When life gets full or overwhelming, I find myself continually coming back to the simple comforts in which I find respite from the swirling life around me--watching my hands and fingers rhythmically move with a pair of needles and yarn, measuring and mixing and pouring in the kitchen, pruning and shaping the fruit trees in the orchard that have been sadly neglected by past owners of our home.

There is something special about these processes. Something unique about them. It's the starting with nothing, but a few ingredients--a favorite ball of yarn and set of worn wooden needles, a jar of flour, some spices and cream, a tired sagging tree and a pair of loppers.

It's the ability to start with nothing and produce something. That's the beauty. That's the simplicity. That's where the joy comes from. In creating. In providing. In restoring.

In creativity realizing itself in work.

Of course, you'd have to know that Wendell Berry would provide even more inspiration...from Andy Catlett:

"..the thought has come to me that the old world in which our people lived by the work of their hands, close to weather and earth, plants and animals, was the true world..."

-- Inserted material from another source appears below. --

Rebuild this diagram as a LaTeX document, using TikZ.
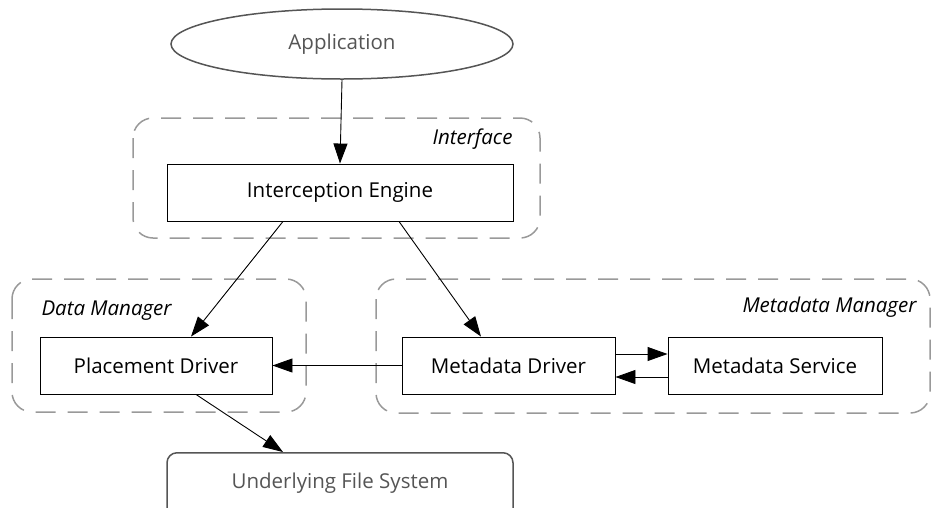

And another that always sits somewhere closely in the back of my mind, also from Andy Catlett:

"The world I knew as a boy was flawed, surely, but it was substantial and authentic. The households of my grandparents seemed to breathe forth a sense of the real cost and worth of things. Whatever came, came by somebody’s work."

Of course there are many things I want to pass on to my children, but if mine were able to reflect upon their childhood and be struck by similar things as these, I would be content.